>>>
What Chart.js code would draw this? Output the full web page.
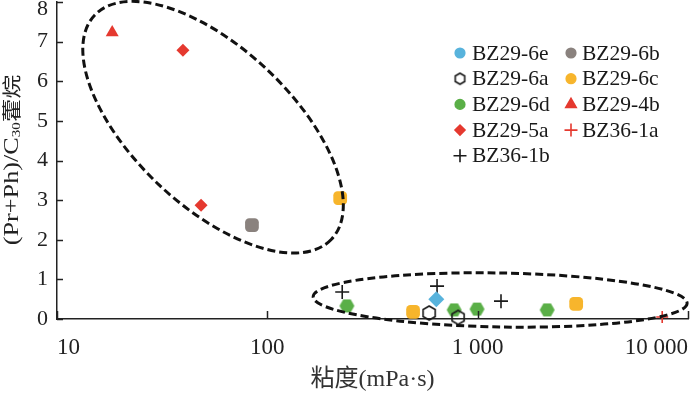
<<<
>>>
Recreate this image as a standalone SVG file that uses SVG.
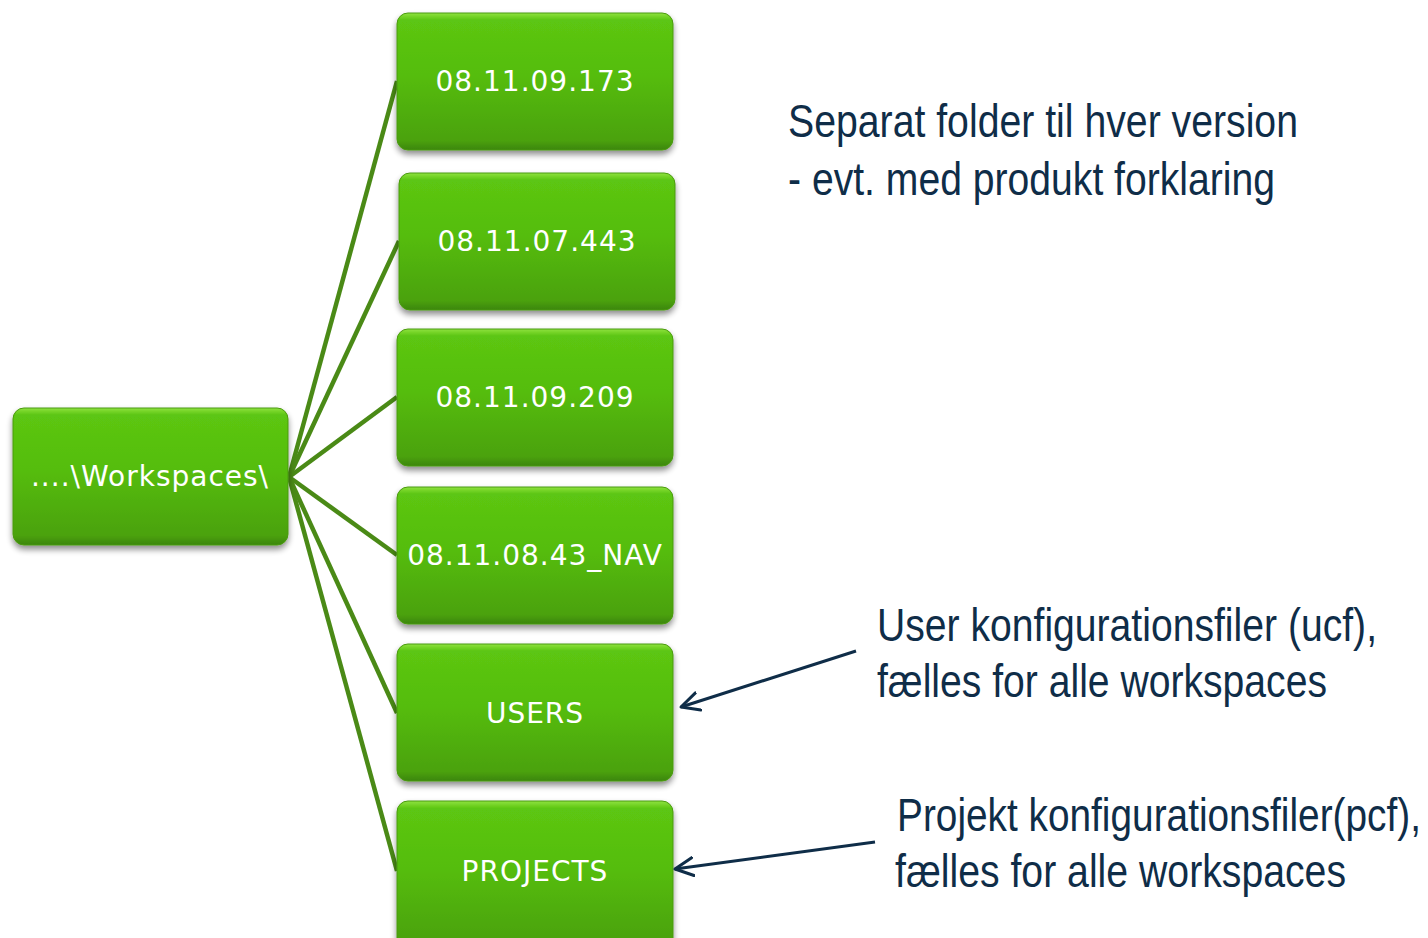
<<<
>>>
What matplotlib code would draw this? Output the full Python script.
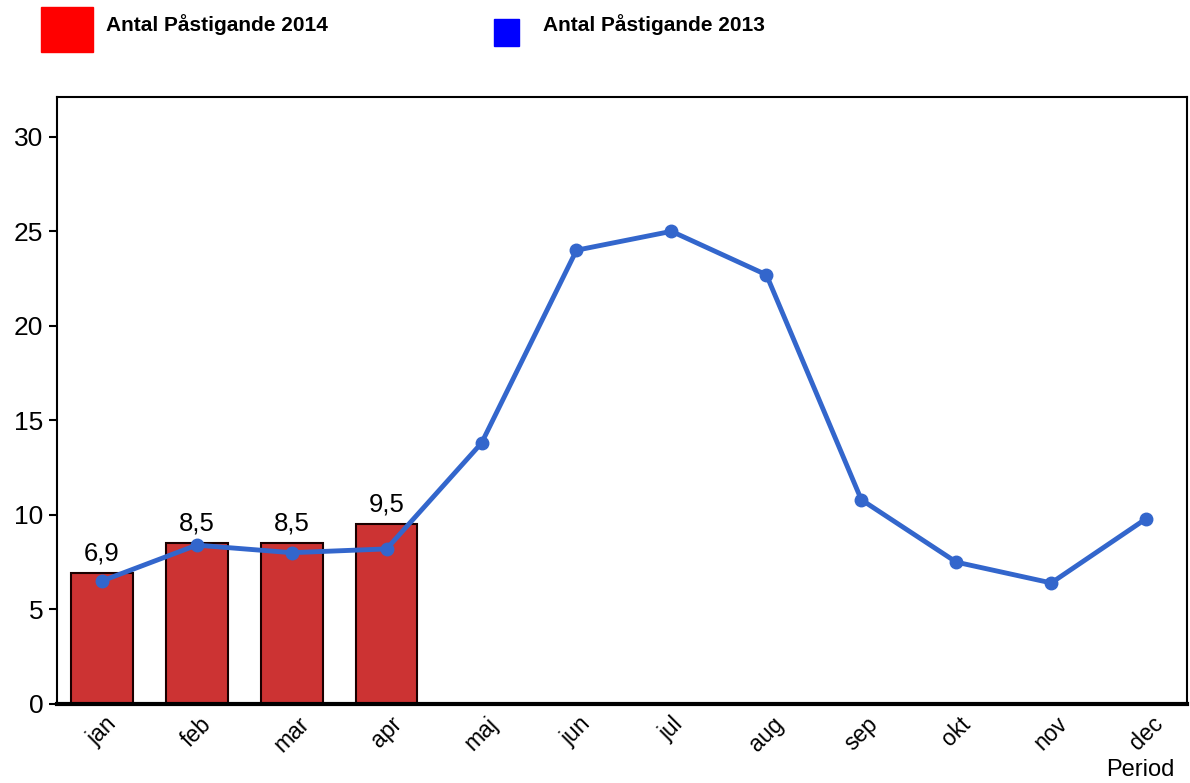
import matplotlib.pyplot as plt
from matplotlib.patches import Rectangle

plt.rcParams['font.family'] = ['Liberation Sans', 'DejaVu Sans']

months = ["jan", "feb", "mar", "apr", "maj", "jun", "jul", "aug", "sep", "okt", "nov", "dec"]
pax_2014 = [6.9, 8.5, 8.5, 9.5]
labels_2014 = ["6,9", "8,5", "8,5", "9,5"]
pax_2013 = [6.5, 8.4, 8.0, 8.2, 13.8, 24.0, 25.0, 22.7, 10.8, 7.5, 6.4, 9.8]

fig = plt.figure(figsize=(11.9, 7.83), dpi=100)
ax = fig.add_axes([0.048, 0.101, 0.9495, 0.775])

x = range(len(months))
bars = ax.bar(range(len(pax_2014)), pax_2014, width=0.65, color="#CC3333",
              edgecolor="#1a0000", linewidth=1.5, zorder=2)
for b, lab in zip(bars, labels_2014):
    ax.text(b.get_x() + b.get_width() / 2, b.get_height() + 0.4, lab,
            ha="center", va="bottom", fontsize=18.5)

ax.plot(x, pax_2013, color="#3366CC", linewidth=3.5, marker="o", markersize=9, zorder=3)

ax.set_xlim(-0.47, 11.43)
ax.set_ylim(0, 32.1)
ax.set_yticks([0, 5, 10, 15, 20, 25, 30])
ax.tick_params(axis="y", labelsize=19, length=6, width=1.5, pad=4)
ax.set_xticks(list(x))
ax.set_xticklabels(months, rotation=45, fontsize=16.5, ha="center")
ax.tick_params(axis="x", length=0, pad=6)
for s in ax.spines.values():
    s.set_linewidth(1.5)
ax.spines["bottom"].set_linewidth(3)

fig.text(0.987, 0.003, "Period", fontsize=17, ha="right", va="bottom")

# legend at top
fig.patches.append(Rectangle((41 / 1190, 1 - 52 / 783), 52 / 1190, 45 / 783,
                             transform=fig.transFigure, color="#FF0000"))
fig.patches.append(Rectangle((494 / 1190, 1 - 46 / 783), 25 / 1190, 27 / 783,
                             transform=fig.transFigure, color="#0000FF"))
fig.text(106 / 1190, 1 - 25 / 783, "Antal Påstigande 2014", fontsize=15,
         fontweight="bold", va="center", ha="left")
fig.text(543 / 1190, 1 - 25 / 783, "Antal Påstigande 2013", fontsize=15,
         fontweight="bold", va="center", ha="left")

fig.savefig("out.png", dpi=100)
<<<
- _What to work on_:
Give again, exactly as written, only the lines that start at the one with "What matplotlib code" and end at the one with "7.5, 6.4, 9.8]", both included. Skip any pictures.

- _Answer to this task_:
What matplotlib code would draw this? Output the full Python script.
import matplotlib.pyplot as plt
from matplotlib.patches import Rectangle

plt.rcParams['font.family'] = ['Liberation Sans', 'DejaVu Sans']

months = ["jan", "feb", "mar", "apr", "maj", "jun", "jul", "aug", "sep", "okt", "nov", "dec"]
pax_2014 = [6.9, 8.5, 8.5, 9.5]
labels_2014 = ["6,9", "8,5", "8,5", "9,5"]
pax_2013 = [6.5, 8.4, 8.0, 8.2, 13.8, 24.0, 25.0, 22.7, 10.8, 7.5, 6.4, 9.8]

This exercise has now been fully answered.